L’élévation de M. Disraeli.au poste de premier ministre sembla enflammer le ressentiment et redoubler l’activité de M. Gladstone. La rivalité de ces deux hommes d’état prit à partir de ce jour un caractère d’animosité et d’acrimonie qu’elle n’avait pas encore eu. M. Gladstone justifia, par une nouvelle évolution, la prédiction qu’il deviendrait un jour le chef des républicains anglais. Dans son désir de former une coalition contre le ministère, il promit aux radicaux l’établissement du scrutin secret et, sacrifiant les convictions de toute sa vie, comme le lui reprocha M. Disraeli, il offrit aux députés irlandais la suppression de l’église d’Irlande. L’alliance fut conclue sur ces bases. Moins de quatre années après avoir déclaré qu’il ne pouvait être question, dans aucun cas, de toucher à l’église d’Irlande, M. Gladstone prit l’initiative d’une motion qui avait pour objet de supprimer cette église et d’en séculariser tous les biens, en les mettant à la disposition du parlement.

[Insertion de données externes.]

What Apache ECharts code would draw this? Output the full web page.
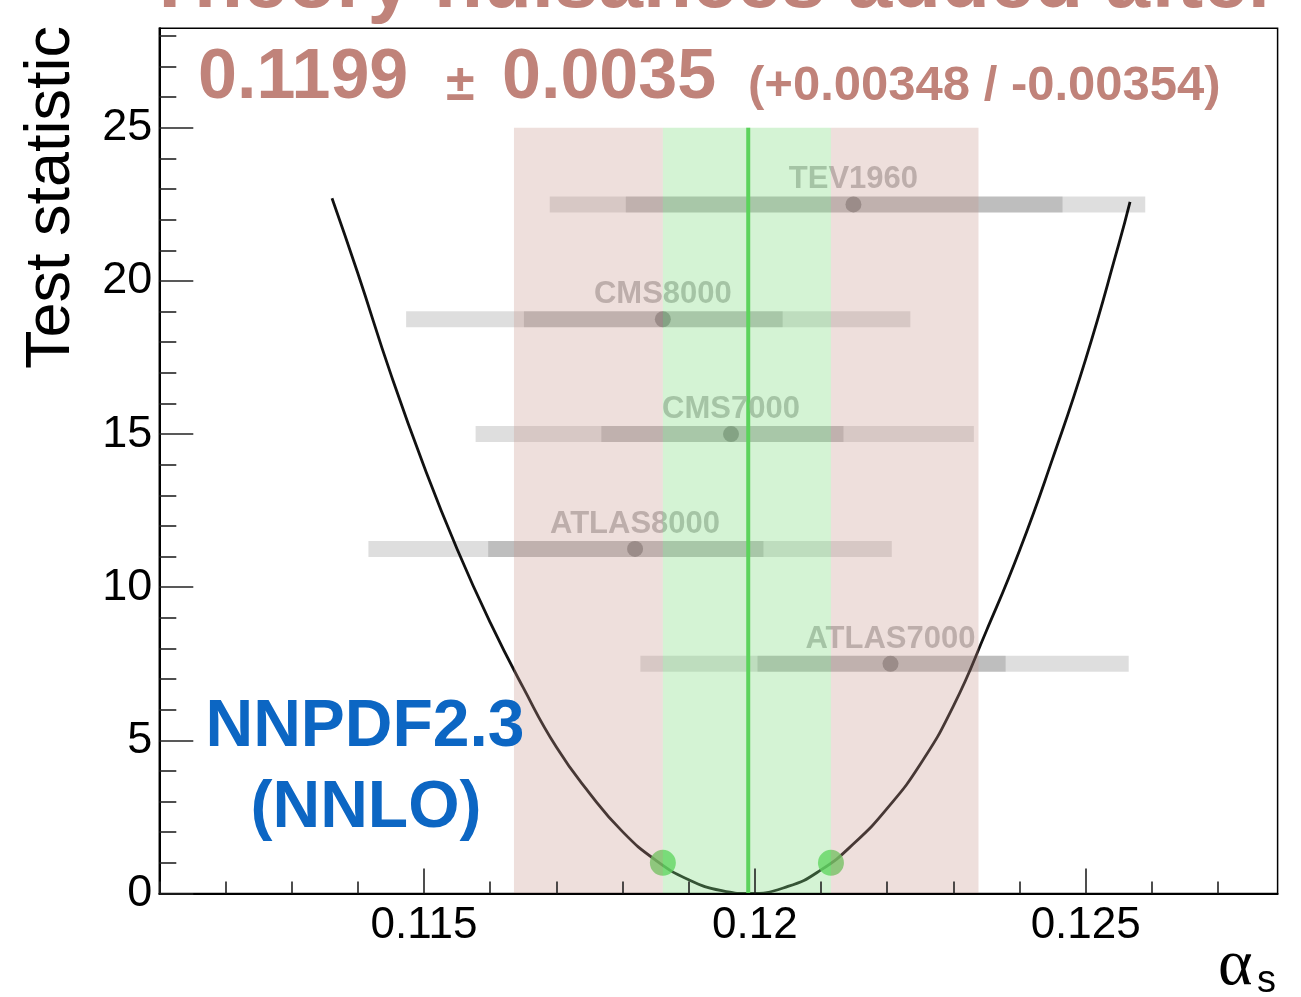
<!DOCTYPE html>
<html>
<head>
<meta charset="utf-8">
<title>alpha_s scan - NNPDF2.3 (NNLO)</title>
<script src="https://cdn.jsdelivr.net/npm/echarts@6/dist/echarts.min.js"></script>
<style>
  html, body { margin: 0; padding: 0; background: #ffffff; }
  #chart { width: 1301px; height: 997px; }
</style>
</head>
<body>
<div id="chart"></div>
<script>
// ---- axis ranges and ticks ----
const alphaMin = 0.111;
const alphaMax = 0.1279;
const statMin = 0;
const statMax = 28.25;
const xMajorTicks = [0.115, 0.12, 0.125];
const xMinorTicks = [0.111, 0.112, 0.113, 0.114, 0.116, 0.117, 0.118, 0.119,
                     0.121, 0.122, 0.123, 0.124, 0.126, 0.127];
const yMajorTicks = [0, 5, 10, 15, 20, 25];
const yMinorTicks = [1, 2, 3, 4, 6, 7, 8, 9, 11, 12, 13, 14, 16, 17, 18, 19,
                     21, 22, 23, 24, 26, 27, 28];

// ---- combined fit result ----
const bestFit = 0.1199;
const errPlus = 0.00348;
const errMinus = 0.00354;
const fitLo = 0.11861;   // test statistic = 1 crossings
const fitHi = 0.12115;
const crossLevel = 1;
const bandTop = 25;

// ---- test statistic scan (alpha_s, value) ----
const scanAlpha = [0.11361, 0.1140, 0.1145, 0.1150, 0.1155, 0.1160, 0.1165, 0.1170,
                   0.1175, 0.1180, 0.1185, 0.1190, 0.1195, 0.1199, 0.1205, 0.1210,
                   0.1215, 0.1220, 0.1225, 0.1230, 0.1235, 0.1240, 0.1245, 0.1250,
                   0.1255, 0.12567];
const scanStat  = [22.70, 20.25, 16.95, 13.95, 11.25, 8.85, 6.72, 4.78,
                   3.28, 2.02, 1.09, 0.45, 0.09, 0.00, 0.23, 0.77,
                   1.64, 2.78, 4.22, 6.12, 8.58, 11.20, 14.20, 17.45,
                   21.20, 22.58];

// ---- individual experiments ----
const experiments = ['TEV1960', 'CMS8000', 'CMS7000', 'ATLAS8000', 'ATLAS7000'];
const expRow      = [22.5, 18.75, 15, 11.25, 7.5];
const expCentral  = [0.12149, 0.11861, 0.11964, 0.11819, 0.12205];
const expInnerLo  = [0.11805, 0.11651, 0.11768, 0.11597, 0.12004];
const expInnerHi  = [0.12465, 0.12042, 0.12134, 0.12013, 0.12379];
const expOuterLo  = [0.11690, 0.11473, 0.11578, 0.11416, 0.11827];
const expOuterHi  = [0.12590, 0.12235, 0.12331, 0.12207, 0.12565];

// ---- text ----
const titleText = 'Theory nuisances added after';
const fitText = '0.1199';
const errText = '0.0035';
const asymText = '(+0.00348 / -0.00354)';
const pdfLine1 = 'NNPDF2.3';
const pdfLine2 = '(NNLO)';
const yName = 'Test statistic';

const FONT = "'Liberation Sans', Arial, Helvetica, sans-serif";
const SERIF = "'Liberation Serif', 'DejaVu Serif', serif";
const BROWN = '#c0837a';
const BLUE = '#0c66c3';

const chart = echarts.init(document.getElementById('chart'), null, { renderer: 'canvas' });

// horizontal error bar drawn between two alpha values at a fixed row
function rectBars(height, fill) {
  return function (params, api) {
    const lo = api.coord([api.value(0), api.value(2)]);
    const hi = api.coord([api.value(1), api.value(2)]);
    return {
      type: 'rect',
      shape: { x: lo[0], y: lo[1] - height / 2, width: hi[0] - lo[0], height: height },
      style: { fill: fill }
    };
  };
}

// vertical band from the x axis up to a given height
function bandRect(fill) {
  return function (params, api) {
    const tl = api.coord([api.value(0), api.value(2)]);
    const br = api.coord([api.value(1), 0]);
    return {
      type: 'rect',
      shape: { x: tl[0], y: tl[1], width: br[0] - tl[0], height: br[1] - tl[1] },
      style: { fill: fill }
    };
  };
}

const outerBars = experiments.map((n, i) => [expOuterLo[i], expOuterHi[i], expRow[i]]);
const innerBars = experiments.map((n, i) => [expInnerLo[i], expInnerHi[i], expRow[i]]);
const expPoints = experiments.map((n, i) => ({ name: n, value: [expCentral[i], expRow[i]] }));
const pinkBands = [[bestFit - errMinus, fitLo, bandTop], [fitHi, bestFit + errPlus, bandTop]];
const greenBand = [[fitLo, fitHi, bandTop]];

const option = {
  animation: false,
  backgroundColor: '#ffffff',
  grid: {
    left: 159.3, top: 28.3, width: 1118.3, height: 865.2,
    show: true, borderColor: '#000', borderWidth: 1.5, containLabel: false
  },
  xAxis: [
    {
      type: 'value', min: alphaMin, max: alphaMax, position: 'bottom', z: 10,
      axisLine: { show: true, onZero: false, lineStyle: { color: '#000', width: 2 } },
      axisTick: { show: true, inside: true, length: 12, customValues: xMinorTicks,
                  lineStyle: { color: '#222', width: 1.6 } },
      axisLabel: { show: false },
      splitLine: { show: false }
    },
    {
      type: 'value', min: alphaMin, max: alphaMax, position: 'bottom', z: 10,
      axisLine: { show: false, onZero: false },
      axisTick: { show: true, inside: true, length: 25, customValues: xMajorTicks,
                  lineStyle: { color: '#222', width: 1.6 } },
      axisLabel: { show: true, customValues: xMajorTicks, margin: 10,
                   fontSize: 44, color: '#000', fontFamily: FONT,
                   formatter: v => String(+v.toFixed(4)) },
      splitLine: { show: false }
    }
  ],
  yAxis: [
    {
      type: 'value', min: statMin, max: statMax, position: 'left', z: 10,
      axisLine: { show: true, onZero: false, lineStyle: { color: '#000', width: 2 } },
      axisTick: { show: true, inside: true, length: 17, customValues: yMinorTicks,
                  lineStyle: { color: '#222', width: 1.6 } },
      axisLabel: { show: false },
      splitLine: { show: false }
    },
    {
      type: 'value', min: statMin, max: statMax, position: 'left', z: 10,
      axisLine: { show: false, onZero: false },
      axisTick: { show: true, inside: true, length: 34, customValues: yMajorTicks,
                  lineStyle: { color: '#222', width: 1.6 } },
      axisLabel: { show: true, customValues: yMajorTicks, margin: 7,
                   fontSize: 45, color: '#000', fontFamily: FONT },
      splitLine: { show: false }
    }
  ],
  series: [
    {
      name: 'scan', type: 'line', z: 2, smooth: 0.5, symbol: 'none',
      data: scanAlpha.map((a, i) => [a, scanStat[i]]),
      lineStyle: { color: '#111', width: 2.8 }
    },
    {
      name: 'outer', type: 'custom', z: 3, renderItem: rectBars(16, 'rgba(0,0,0,0.13)'),
      encode: { x: [0, 1], y: 2 }, data: outerBars
    },
    {
      name: 'inner', type: 'custom', z: 3, renderItem: rectBars(16, 'rgba(0,0,0,0.14)'),
      encode: { x: [0, 1], y: 2 }, data: innerBars
    },
    {
      name: 'experiments', type: 'scatter', z: 4, symbol: 'circle', symbolSize: 16,
      itemStyle: { color: '#7a7a7a' },
      label: { show: true, position: 'top', distance: 1, formatter: '{b}',
               fontSize: 31, fontWeight: 'bold', color: '#a8a8a8', fontFamily: FONT },
      data: expPoints
    },
    {
      name: 'best fit', type: 'line', z: 4, symbol: 'none',
      data: [[bestFit, 0], [bestFit, bandTop]],
      lineStyle: { color: '#4ccf4c', width: 4 }
    },
    {
      name: 'crossings', type: 'scatter', z: 4, symbol: 'circle', symbolSize: 26,
      itemStyle: { color: '#55d455' },
      data: [[fitLo, crossLevel], [fitHi, crossLevel]]
    },
    {
      name: 'total uncertainty', type: 'custom', z: 6,
      renderItem: bandRect('rgba(198,148,138,0.3)'),
      encode: { x: [0, 1], y: 2 }, data: pinkBands
    },
    {
      name: 'fit uncertainty', type: 'custom', z: 6,
      renderItem: bandRect('rgba(126,219,126,0.333)'),
      encode: { x: [0, 1], y: 2 }, data: greenBand
    }
  ],
  graphic: [
    { type: 'text', z: 20, x: 712, y: -15,
      style: { text: titleText, fill: BROWN, font: `bold 80px ${FONT}`, align: 'center', verticalAlign: 'middle' } },
    { type: 'text', z: 20, x: 198, y: 79,
      style: { text: fitText, fill: BROWN, font: `bold 70px ${FONT}`, align: 'left', verticalAlign: 'middle' } },
    { type: 'text', z: 20, x: 446, y: 86,
      style: { text: '±', fill: BROWN, font: `bold 52px ${FONT}`, align: 'left', verticalAlign: 'middle' } },
    { type: 'text', z: 20, x: 502, y: 79,
      style: { text: errText, fill: BROWN, font: `bold 70px ${FONT}`, align: 'left', verticalAlign: 'middle' } },
    { type: 'text', z: 20, x: 748, y: 86,
      style: { text: asymText, fill: BROWN, font: `bold 49px ${FONT}`, align: 'left', verticalAlign: 'middle' } },
    { type: 'text', z: 20, x: 365, y: 728,
      style: { text: pdfLine1, fill: BLUE, font: `bold 66px ${FONT}`, align: 'center', verticalAlign: 'middle' } },
    { type: 'text', z: 20, x: 366, y: 809,
      style: { text: pdfLine2, fill: BLUE, font: `bold 66px ${FONT}`, align: 'center', verticalAlign: 'middle' } },
    { type: 'text', z: 20, x: 52, y: 26, rotation: Math.PI / 2,
      style: { text: yName, fill: '#000', font: `63px ${FONT}`, align: 'right', verticalAlign: 'middle' } },
    { type: 'text', z: 20, x: 1218, y: 967,
      style: { text: 'α', fill: '#000', font: `66px ${SERIF}`, align: 'left', verticalAlign: 'middle' } },
    { type: 'text', z: 20, x: 1257, y: 982,
      style: { text: 's', fill: '#000', font: `38px ${FONT}`, align: 'left', verticalAlign: 'middle' } }
  ]
};

chart.setOption(option);
</script>
</body>
</html>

Le gouvernement reconnaissait qu’il y avait lieu d’introduire des réformes dans l’organisation de l’église irlandaise, et il avait annoncé la nomination d’une commission d’enquête chargée d’étudier et de préparer ces réformes ; mais il ne pouvait accepter la suppression complète.

M. Disraeli combattit donc la motion de M. Gladstone avec la plus grande énergie : il défendit le principe même de l’union de l’église et de l’état, soutenant que les rapports nécessaires qu’elle entraînait entre les deux contractans exerçaient sur tous les deux une action également favorable. Supprimez, disait-il, les influences morales, et le gouvernement ne devient plus qu’une affaire de police. A un autre point de vue, il reprochait à la motion de demander une mesure de confiscation qui porterait une atteinte directe au droit de propriété et constituerait ainsi un précédent redoutable.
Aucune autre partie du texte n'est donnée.